DoE eyeing ethanol pricing index

The Department of Energy (DoE) is tugging its way into setting up a pricing system that will determine ethanol costs domestically, but it still has major dilemma as to what index it shall adopt for the proposed pricing formula.

Despite its fledgling ethanol production, the Philippines will be the first country in the Southeast Asian region which has been attempting to have its own ethanol pricing index.

Sources from the industry hinted that the energy department has been looking at the price indices of various big-ticket ethanol producers globally, such as the Brazil index for South America and the corn-based ethanol pricing in the United States, and trying to assess which of these pricing strategies can be integrated into the Philippine market.

The DoE, it was reported, is similarly looking at what Platts-Singapore “has been trying to come up with on its proposed ethanol price index for the regional market.”

“The market is familiar with the Brazil (ethanol pricing) index; and there is also the US index which is based on corn for ethanol, but there is really no established index for Southeast Asia that the Philippines can refer to, so it remains a struggle for DoE which index it shall adopt or apply as reference,” a highly-placed industry source has noted.

It was further emphasized that even Platts-Singapore is still keenly evaluating the characteristics of the Asian biofuels market on its plan to draw up a regional pricing index for the commodity. Presently, the Mean of Platts Singapore (MOPS) is generally followed in setting price movements for oil in the region; and the same direction is anticipated for biofuels.

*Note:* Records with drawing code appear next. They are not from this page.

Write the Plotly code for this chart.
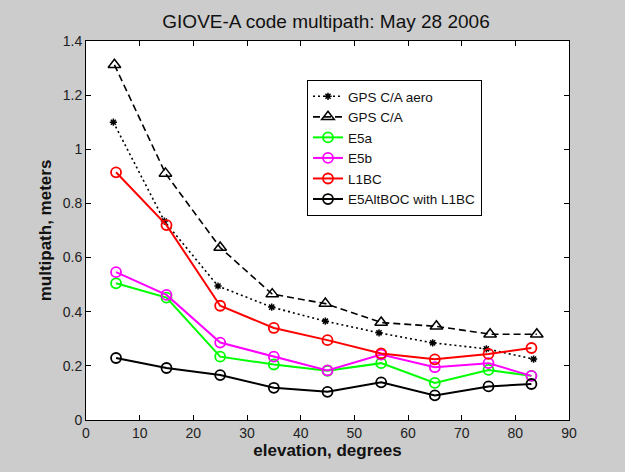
import plotly.graph_objects as go

# elevation (degrees)
x_aero = [5.1, 14.6, 24.6, 34.6, 44.6, 54.6, 64.6, 74.6, 83.4]
x_gps = [5.3, 14.8, 25.0, 34.7, 44.6, 55.0, 65.3, 75.3, 84.0]
x_circ = [5.6, 15.0, 25.0, 35.0, 45.0, 55.0, 65.0, 75.0, 83.0]

gps_aero = [1.10, 0.735, 0.495, 0.417, 0.365, 0.322, 0.285, 0.263, 0.225]
gps_ca = [1.312, 0.911, 0.637, 0.465, 0.430, 0.360, 0.346, 0.317, 0.317]
e5a = [0.505, 0.452, 0.234, 0.205, 0.182, 0.210, 0.137, 0.185, 0.163]
e5b = [0.546, 0.462, 0.286, 0.234, 0.183, 0.242, 0.195, 0.210, 0.163]
l1bc = [0.915, 0.720, 0.422, 0.340, 0.295, 0.246, 0.224, 0.244, 0.266]
altboc = [0.229, 0.192, 0.166, 0.119, 0.104, 0.139, 0.091, 0.124, 0.133]

x_ticks = [0, 10, 20, 30, 40, 50, 60, 70, 80, 90]
y_ticks = [0, 0.2, 0.4, 0.6, 0.8, 1.0, 1.2, 1.4]

fig = go.Figure()
fig.add_trace(go.Scatter(x=x_aero, y=gps_aero, name="GPS C/A aero", mode="lines+markers",
                         line=dict(color="black", width=1.6, dash="2px,3px"),
                         marker=dict(symbol="asterisk-open", size=6, color="black",
                                     line=dict(width=1.5, color="black"))))
fig.add_trace(go.Scatter(x=x_gps, y=gps_ca, name="GPS C/A", mode="lines+markers",
                         line=dict(color="black", width=1.6, dash="7px,4px"),
                         marker=dict(symbol="triangle-up-open", size=11, color="black",
                                     line=dict(width=1.5, color="black"))))
for name, ys, col in [("E5a", e5a, "#00ff00"), ("E5b", e5b, "#ff00ff"),
                      ("L1BC", l1bc, "#ff0000"), ("E5AltBOC with L1BC", altboc, "black")]:
    fig.add_trace(go.Scatter(x=x_circ, y=ys, name=name, mode="lines+markers",
                             line=dict(color=col, width=2),
                             marker=dict(symbol="circle-open", size=10, color=col,
                                         line=dict(width=1.8, color=col))))

axis_common = dict(showline=True, linecolor="black", linewidth=1, mirror="ticks",
                   ticks="inside", ticklen=5, tickcolor="black", showgrid=False,
                   zeroline=False, tickfont=dict(family="Arial", size=14, color="#222222"))

fig.update_layout(
    width=625, height=472,
    margin=dict(l=86, r=56, t=41, b=52),
    paper_bgcolor="#cccccc", plot_bgcolor="white",
    title=dict(text="GIOVE-A code multipath: May 28 2006", x=326 / 625,
               xanchor="center", y=1 - 21 / 472, yanchor="middle",
               font=dict(family="Arial", size=19, color="#111111")),
    xaxis=dict(range=[0, 90], tickvals=x_ticks, title=dict(text="<b>elevation, degrees</b>",
               font=dict(family="Arial", size=17, color="#111111"), standoff=3), **axis_common),
    yaxis=dict(range=[0, 1.4], tickvals=y_ticks, title=dict(text="<b>multipath, meters</b>",
               font=dict(family="Arial", size=17, color="#111111"), standoff=6), **axis_common),
    legend=dict(x=(307 - 86) / 483, y=(420 - 80) / 379, xanchor="left", yanchor="top",
                bgcolor="white", bordercolor="black", borderwidth=1,
                font=dict(family="Arial", size=13.5, color="#111111"),
                tracegroupgap=0, itemwidth=30),
    showlegend=True,
)

fig.write_html("out.html", config={"displayModeBar": False},
               post_script="document.body.style.margin='0';")
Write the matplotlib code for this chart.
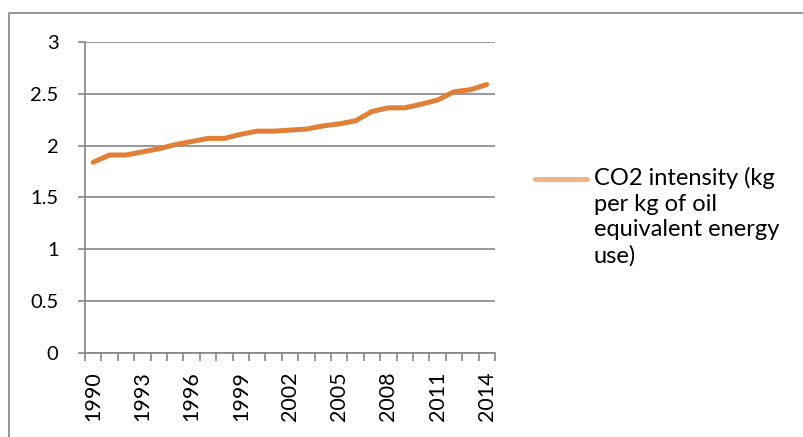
import numpy as np
import matplotlib
matplotlib.use("Agg")
import matplotlib.pyplot as plt
from matplotlib.lines import Line2D

years = list(range(1990, 2015))
co2_intensity = [1.84, 1.91, 1.91, 1.94, 1.97, 2.01, 2.04, 2.07, 2.07, 2.11,
                 2.14, 2.14, 2.15, 2.16, 2.19, 2.21, 2.24, 2.33, 2.365, 2.365,
                 2.40, 2.44, 2.52, 2.54, 2.59]
series_label = "CO2 intensity (kg\nper kg of oil\nequivalent energy\nuse)"

plt.rcParams['font.family'] = ['Lato', 'DejaVu Sans']
grey = '#868686'

fig = plt.figure(figsize=(8.04, 4.37), dpi=100)
W, H = 804, 437
ax = fig.add_axes([85 / W, 1 - 353 / H, 410 / W, 311 / H])

x = np.arange(len(years))
ax.plot(x, co2_intensity, color='#E07F37', lw=3.6, solid_capstyle='round',
        solid_joinstyle='round', zorder=3)

ax.set_xlim(-0.5, len(years) - 0.5)
ax.set_ylim(0, 3)
ax.set_yticks(np.arange(0, 3.01, 0.5))
ax.set_yticklabels(['0', '0.5', '1', '1.5', '2', '2.5', '3'])
ax.grid(axis='y', color=grey, lw=1.2)
ax.set_axisbelow(True)

# category boundaries as major ticks, labels every 3 years as minor ticks
ax.set_xticks(np.arange(-0.5, len(years), 1.0))
ax.set_xticklabels([])
ax.set_xticks(x[::3], minor=True)
ax.set_xticklabels([str(y) for y in years[::3]], minor=True, rotation=90,
                   fontsize=15.5)
ax.tick_params(axis='x', which='major', length=6, color=grey, width=1.2)
ax.tick_params(axis='x', which='minor', length=0, pad=13)
ax.tick_params(axis='y', length=5, color=grey, width=1.2, labelsize=14.5,
               pad=14)

for s in ['top', 'right']:
    ax.spines[s].set_visible(False)
for s in ['left', 'bottom']:
    ax.spines[s].set_color(grey)
    ax.spines[s].set_linewidth(1.2)

# legend drawn to the right, Excel-style
fig.add_artist(Line2D([535 / W, 587 / W], [1 - 179 / H, 1 - 179 / H],
                      color='#F4B183', lw=3.6, solid_capstyle='round'))
fig.text(594 / W, 1 - 167 / H, series_label, fontsize=17, va='top',
         ha='left', linespacing=1.27)

# outer chart border (top and left visible)
fig.add_artist(Line2D([8.5 / W, 8.5 / W, 1.0], [0, 1 - 12.5 / H, 1 - 12.5 / H],
                      color=grey, lw=1.2))

fig.savefig('out.png', dpi=100)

The energy department is reportedly attempting to come up with a ‘straightforward formula’ that shall clearly determine what pricing shall be applied to imported ethanol and which one be employed for domestically-produced component of the commodity when prices are reflected at the gas pumps.

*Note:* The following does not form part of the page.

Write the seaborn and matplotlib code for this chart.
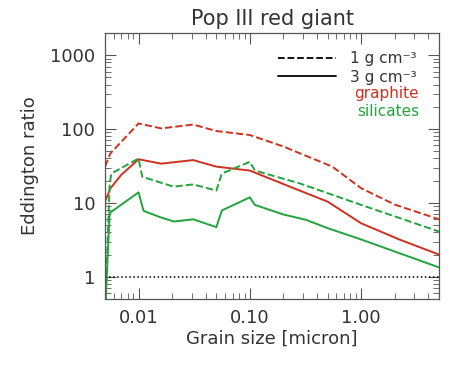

The DoE’s end-goal would be to “issue a consolidated circular on bioethanol which shall then provide as to how pricing for the commodity will be determined,” it was noted.

The Philippine government sees the need to craft its own pricing formula following the full mandate on the 10-percent ethanol blend (to gasoline products) which already kicked in at the pumps last August. The blend is anticipated to go higher in the coming years.

As ethanol importation is not necessarily the course preferred by the policy-framers of the Biofuels Act, the local producers have been batting for certain ‘level of comfort’ as to their proposed investments for production facilities.

They have initially batted for a tariff shield of 20 to 30-percent versus imports; but the DoE’s counter-offer would be a pricing index attuned to the needs of the domestic industry.